* **SET TASK**
Return the lines from the one with "Clone this chart in matplotlib." through the one with "plt.rcParams['hatch.color'] = INK", exactly as they appear and with no pictures.
:: EXERCISE MATERIAL ::
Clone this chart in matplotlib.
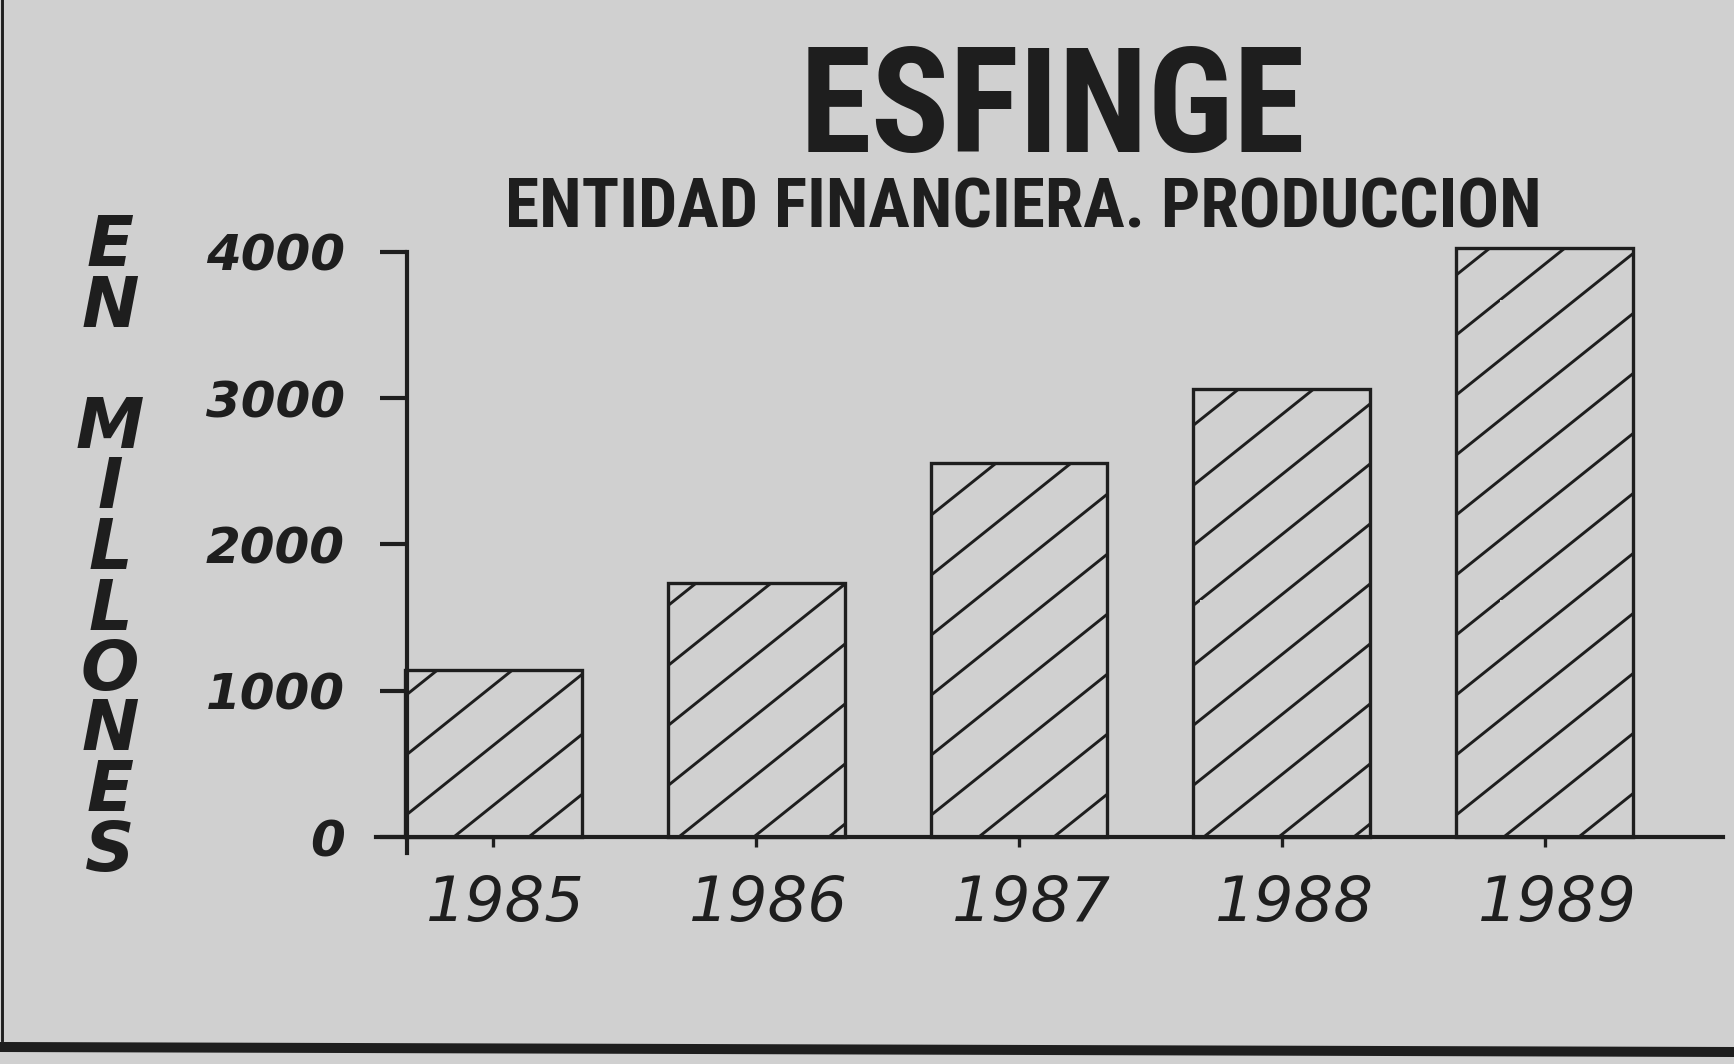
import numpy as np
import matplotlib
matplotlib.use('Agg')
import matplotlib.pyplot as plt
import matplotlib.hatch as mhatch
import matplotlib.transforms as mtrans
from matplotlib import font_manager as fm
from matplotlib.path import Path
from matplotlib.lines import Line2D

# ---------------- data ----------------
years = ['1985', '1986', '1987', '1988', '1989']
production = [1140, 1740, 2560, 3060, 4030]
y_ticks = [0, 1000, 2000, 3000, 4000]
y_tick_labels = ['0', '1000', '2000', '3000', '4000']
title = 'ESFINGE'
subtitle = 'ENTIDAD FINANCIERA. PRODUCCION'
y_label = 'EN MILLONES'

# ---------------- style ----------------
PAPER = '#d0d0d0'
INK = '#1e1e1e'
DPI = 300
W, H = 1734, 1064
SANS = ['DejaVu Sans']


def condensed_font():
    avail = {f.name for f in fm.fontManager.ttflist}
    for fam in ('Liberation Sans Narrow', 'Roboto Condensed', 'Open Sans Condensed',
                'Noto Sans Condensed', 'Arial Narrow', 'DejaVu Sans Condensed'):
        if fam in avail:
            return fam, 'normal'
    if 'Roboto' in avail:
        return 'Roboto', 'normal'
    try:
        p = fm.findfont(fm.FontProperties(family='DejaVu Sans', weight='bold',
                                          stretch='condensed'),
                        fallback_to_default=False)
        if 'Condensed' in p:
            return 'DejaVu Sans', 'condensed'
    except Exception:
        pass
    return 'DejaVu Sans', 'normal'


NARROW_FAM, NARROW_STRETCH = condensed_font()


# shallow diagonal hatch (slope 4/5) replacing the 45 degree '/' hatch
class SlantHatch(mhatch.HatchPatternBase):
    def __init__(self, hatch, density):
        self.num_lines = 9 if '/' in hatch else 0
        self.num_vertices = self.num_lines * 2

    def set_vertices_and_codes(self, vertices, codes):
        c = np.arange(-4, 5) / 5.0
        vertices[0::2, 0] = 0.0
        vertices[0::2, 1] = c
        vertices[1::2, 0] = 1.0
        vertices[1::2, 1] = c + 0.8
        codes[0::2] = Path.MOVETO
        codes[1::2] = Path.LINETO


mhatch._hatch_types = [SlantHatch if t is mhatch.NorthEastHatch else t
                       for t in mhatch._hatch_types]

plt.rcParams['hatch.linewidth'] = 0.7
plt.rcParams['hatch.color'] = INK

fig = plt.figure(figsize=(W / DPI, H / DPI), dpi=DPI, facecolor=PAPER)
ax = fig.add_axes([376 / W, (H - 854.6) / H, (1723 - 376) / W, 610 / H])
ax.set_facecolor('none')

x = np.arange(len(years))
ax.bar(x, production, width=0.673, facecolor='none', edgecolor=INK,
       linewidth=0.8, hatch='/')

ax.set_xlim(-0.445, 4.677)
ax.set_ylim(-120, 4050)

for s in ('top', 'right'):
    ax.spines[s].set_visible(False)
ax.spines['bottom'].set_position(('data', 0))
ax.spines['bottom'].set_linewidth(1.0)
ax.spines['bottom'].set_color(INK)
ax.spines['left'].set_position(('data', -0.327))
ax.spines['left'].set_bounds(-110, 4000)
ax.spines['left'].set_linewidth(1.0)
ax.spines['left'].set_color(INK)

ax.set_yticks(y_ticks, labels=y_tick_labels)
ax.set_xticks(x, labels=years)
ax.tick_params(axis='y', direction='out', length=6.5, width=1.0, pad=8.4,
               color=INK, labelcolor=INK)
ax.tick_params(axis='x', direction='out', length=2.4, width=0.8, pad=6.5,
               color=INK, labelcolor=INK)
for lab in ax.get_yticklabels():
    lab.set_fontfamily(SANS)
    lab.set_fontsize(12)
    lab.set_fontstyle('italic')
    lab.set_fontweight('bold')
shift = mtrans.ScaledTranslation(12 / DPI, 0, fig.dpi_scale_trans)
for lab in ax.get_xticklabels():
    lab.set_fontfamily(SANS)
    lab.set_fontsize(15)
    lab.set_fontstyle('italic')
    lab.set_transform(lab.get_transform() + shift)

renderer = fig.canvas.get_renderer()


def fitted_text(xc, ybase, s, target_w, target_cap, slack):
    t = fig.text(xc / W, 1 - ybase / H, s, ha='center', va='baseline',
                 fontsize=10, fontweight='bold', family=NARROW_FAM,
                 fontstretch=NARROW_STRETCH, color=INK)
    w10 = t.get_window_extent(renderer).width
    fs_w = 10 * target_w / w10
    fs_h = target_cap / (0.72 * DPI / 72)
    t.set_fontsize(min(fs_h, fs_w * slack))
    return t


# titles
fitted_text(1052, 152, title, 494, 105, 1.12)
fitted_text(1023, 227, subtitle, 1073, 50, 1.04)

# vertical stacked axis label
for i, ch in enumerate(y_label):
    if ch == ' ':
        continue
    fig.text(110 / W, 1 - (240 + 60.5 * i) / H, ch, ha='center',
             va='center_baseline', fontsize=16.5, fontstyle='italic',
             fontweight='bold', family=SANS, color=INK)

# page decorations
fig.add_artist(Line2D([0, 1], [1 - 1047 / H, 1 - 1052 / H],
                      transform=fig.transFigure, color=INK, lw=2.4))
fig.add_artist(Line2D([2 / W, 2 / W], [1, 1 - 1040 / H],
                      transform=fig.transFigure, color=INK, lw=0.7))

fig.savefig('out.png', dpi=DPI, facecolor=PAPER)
:::
:: EXERCISE MATERIAL ::
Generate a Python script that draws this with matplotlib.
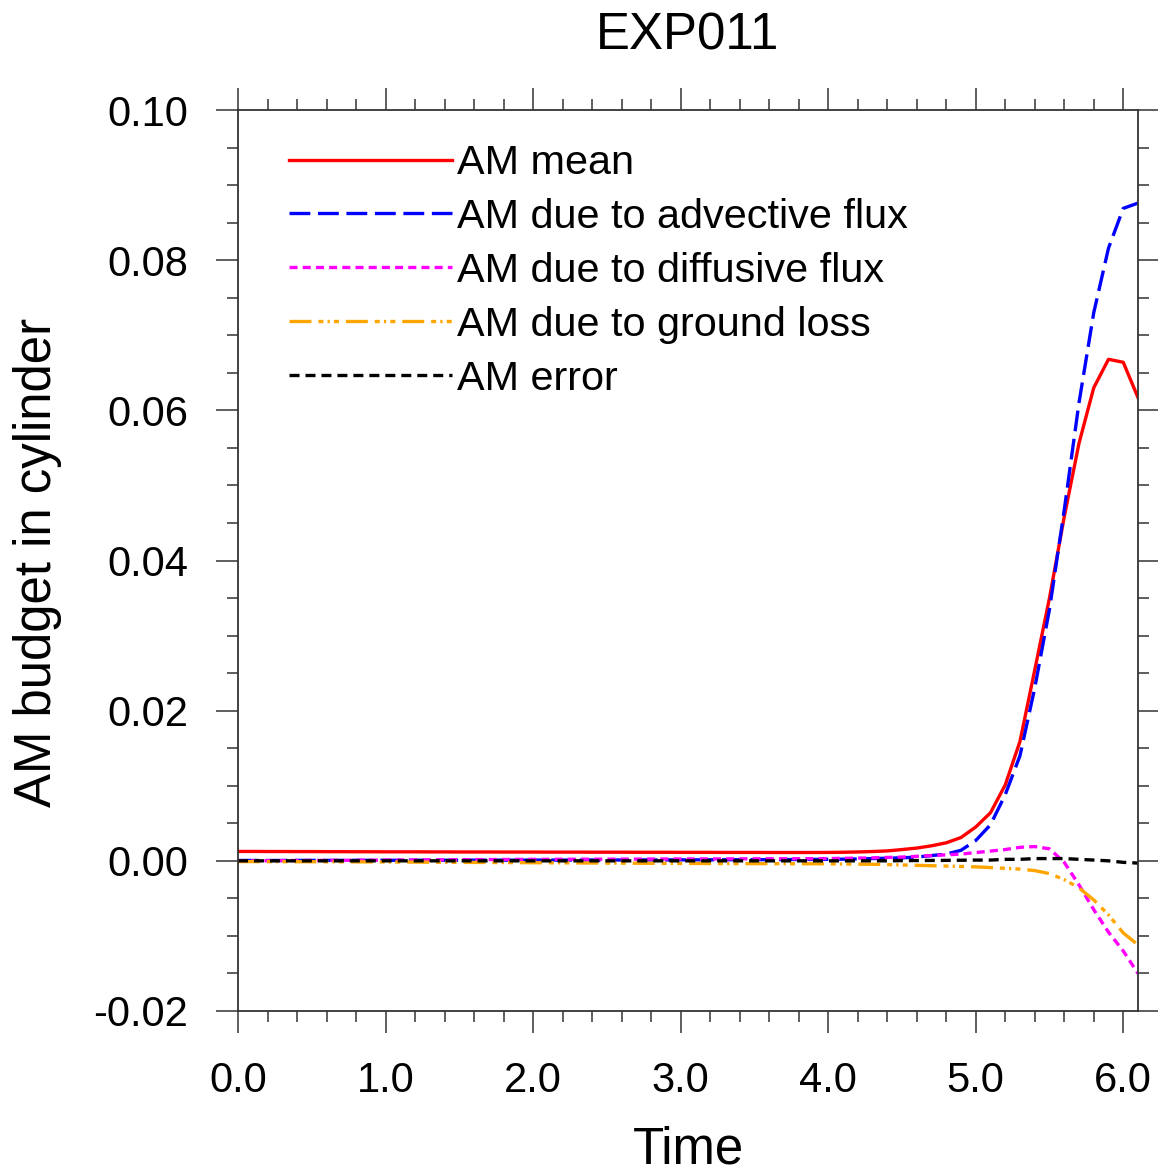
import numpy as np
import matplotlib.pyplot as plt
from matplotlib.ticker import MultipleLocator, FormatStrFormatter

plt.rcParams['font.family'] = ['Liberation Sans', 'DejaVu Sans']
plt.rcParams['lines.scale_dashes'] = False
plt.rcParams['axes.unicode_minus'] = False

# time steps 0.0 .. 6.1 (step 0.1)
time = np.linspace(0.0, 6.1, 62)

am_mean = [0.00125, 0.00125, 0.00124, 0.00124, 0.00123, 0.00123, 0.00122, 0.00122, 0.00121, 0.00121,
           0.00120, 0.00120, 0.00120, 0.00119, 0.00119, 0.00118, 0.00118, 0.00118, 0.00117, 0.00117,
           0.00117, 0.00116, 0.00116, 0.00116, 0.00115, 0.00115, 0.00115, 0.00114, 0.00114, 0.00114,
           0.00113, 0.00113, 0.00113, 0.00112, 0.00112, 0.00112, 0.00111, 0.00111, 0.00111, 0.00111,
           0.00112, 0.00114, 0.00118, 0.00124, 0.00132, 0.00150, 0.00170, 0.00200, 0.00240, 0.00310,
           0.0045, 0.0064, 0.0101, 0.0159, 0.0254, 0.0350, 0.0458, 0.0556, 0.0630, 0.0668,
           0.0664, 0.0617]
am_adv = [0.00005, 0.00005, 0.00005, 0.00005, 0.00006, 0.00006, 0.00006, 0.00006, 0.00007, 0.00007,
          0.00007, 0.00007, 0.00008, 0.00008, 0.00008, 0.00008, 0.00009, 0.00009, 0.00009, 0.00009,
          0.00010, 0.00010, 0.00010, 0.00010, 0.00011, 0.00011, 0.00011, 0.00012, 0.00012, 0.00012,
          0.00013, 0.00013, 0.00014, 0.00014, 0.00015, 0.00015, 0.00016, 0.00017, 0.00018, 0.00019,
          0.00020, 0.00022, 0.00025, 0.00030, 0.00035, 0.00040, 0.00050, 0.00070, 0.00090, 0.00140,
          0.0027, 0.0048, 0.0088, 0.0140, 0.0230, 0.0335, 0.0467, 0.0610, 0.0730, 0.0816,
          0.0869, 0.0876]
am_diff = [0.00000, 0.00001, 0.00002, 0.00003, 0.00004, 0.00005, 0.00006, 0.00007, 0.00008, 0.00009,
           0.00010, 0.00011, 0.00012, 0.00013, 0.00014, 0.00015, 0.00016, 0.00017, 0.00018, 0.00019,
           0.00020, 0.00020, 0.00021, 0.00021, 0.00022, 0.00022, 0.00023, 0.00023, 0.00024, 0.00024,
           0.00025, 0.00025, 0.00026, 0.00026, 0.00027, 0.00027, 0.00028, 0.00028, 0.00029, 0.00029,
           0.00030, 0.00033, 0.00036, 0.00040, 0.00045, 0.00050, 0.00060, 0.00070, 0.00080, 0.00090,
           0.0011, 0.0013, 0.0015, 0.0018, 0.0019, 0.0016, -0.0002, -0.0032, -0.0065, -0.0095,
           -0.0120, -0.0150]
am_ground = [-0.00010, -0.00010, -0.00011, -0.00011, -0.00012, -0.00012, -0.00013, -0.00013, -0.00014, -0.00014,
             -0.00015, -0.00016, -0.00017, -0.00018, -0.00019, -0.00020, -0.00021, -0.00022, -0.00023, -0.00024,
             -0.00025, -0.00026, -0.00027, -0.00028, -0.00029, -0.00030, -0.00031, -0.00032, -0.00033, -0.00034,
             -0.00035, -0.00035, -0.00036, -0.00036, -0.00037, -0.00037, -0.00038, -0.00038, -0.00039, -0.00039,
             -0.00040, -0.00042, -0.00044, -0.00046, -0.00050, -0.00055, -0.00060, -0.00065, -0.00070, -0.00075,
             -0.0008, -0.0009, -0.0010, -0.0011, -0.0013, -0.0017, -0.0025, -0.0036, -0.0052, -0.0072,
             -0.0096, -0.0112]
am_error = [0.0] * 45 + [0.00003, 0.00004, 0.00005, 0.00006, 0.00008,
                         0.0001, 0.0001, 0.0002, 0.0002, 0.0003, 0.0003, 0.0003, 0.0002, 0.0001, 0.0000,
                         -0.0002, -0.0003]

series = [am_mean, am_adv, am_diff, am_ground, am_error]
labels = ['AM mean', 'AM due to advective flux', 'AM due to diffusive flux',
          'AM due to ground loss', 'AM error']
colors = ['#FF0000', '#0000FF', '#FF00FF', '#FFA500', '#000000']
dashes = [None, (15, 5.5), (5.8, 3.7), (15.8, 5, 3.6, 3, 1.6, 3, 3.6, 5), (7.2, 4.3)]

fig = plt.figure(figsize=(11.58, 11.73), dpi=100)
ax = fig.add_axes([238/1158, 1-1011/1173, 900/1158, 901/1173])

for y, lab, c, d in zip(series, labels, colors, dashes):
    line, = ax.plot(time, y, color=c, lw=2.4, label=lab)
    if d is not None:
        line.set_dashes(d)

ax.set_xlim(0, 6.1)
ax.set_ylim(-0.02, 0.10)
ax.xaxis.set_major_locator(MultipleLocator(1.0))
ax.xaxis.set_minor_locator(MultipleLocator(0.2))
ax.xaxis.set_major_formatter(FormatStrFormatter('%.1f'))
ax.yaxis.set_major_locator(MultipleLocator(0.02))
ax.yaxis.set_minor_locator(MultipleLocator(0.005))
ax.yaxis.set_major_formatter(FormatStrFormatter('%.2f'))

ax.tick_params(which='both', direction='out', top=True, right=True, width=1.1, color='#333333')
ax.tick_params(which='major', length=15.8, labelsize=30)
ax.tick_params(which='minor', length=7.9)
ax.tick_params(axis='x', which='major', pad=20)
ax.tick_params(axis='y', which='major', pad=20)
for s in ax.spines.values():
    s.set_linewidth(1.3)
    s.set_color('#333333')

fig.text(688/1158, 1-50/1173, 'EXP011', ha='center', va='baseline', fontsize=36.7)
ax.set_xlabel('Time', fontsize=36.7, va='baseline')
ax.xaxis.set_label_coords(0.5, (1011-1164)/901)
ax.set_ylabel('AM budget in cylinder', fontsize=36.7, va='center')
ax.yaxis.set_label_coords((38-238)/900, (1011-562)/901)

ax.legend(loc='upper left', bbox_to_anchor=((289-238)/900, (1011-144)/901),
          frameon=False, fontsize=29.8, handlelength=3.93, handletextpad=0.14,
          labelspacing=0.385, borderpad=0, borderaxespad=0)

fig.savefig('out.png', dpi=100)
:::
* **COMPLETE OUTPUT**
Clone this chart in matplotlib.
import numpy as np
import matplotlib
matplotlib.use('Agg')
import matplotlib.pyplot as plt
import matplotlib.hatch as mhatch
import matplotlib.transforms as mtrans
from matplotlib import font_manager as fm
from matplotlib.path import Path
from matplotlib.lines import Line2D

# ---------------- data ----------------
years = ['1985', '1986', '1987', '1988', '1989']
production = [1140, 1740, 2560, 3060, 4030]
y_ticks = [0, 1000, 2000, 3000, 4000]
y_tick_labels = ['0', '1000', '2000', '3000', '4000']
title = 'ESFINGE'
subtitle = 'ENTIDAD FINANCIERA. PRODUCCION'
y_label = 'EN MILLONES'

# ---------------- style ----------------
PAPER = '#d0d0d0'
INK = '#1e1e1e'
DPI = 300
W, H = 1734, 1064
SANS = ['DejaVu Sans']


def condensed_font():
    avail = {f.name for f in fm.fontManager.ttflist}
    for fam in ('Liberation Sans Narrow', 'Roboto Condensed', 'Open Sans Condensed',
                'Noto Sans Condensed', 'Arial Narrow', 'DejaVu Sans Condensed'):
        if fam in avail:
            return fam, 'normal'
    if 'Roboto' in avail:
        return 'Roboto', 'normal'
    try:
        p = fm.findfont(fm.FontProperties(family='DejaVu Sans', weight='bold',
                                          stretch='condensed'),
                        fallback_to_default=False)
        if 'Condensed' in p:
            return 'DejaVu Sans', 'condensed'
    except Exception:
        pass
    return 'DejaVu Sans', 'normal'


NARROW_FAM, NARROW_STRETCH = condensed_font()


# shallow diagonal hatch (slope 4/5) replacing the 45 degree '/' hatch
class SlantHatch(mhatch.HatchPatternBase):
    def __init__(self, hatch, density):
        self.num_lines = 9 if '/' in hatch else 0
        self.num_vertices = self.num_lines * 2

    def set_vertices_and_codes(self, vertices, codes):
        c = np.arange(-4, 5) / 5.0
        vertices[0::2, 0] = 0.0
        vertices[0::2, 1] = c
        vertices[1::2, 0] = 1.0
        vertices[1::2, 1] = c + 0.8
        codes[0::2] = Path.MOVETO
        codes[1::2] = Path.LINETO


mhatch._hatch_types = [SlantHatch if t is mhatch.NorthEastHatch else t
                       for t in mhatch._hatch_types]

plt.rcParams['hatch.linewidth'] = 0.7
plt.rcParams['hatch.color'] = INK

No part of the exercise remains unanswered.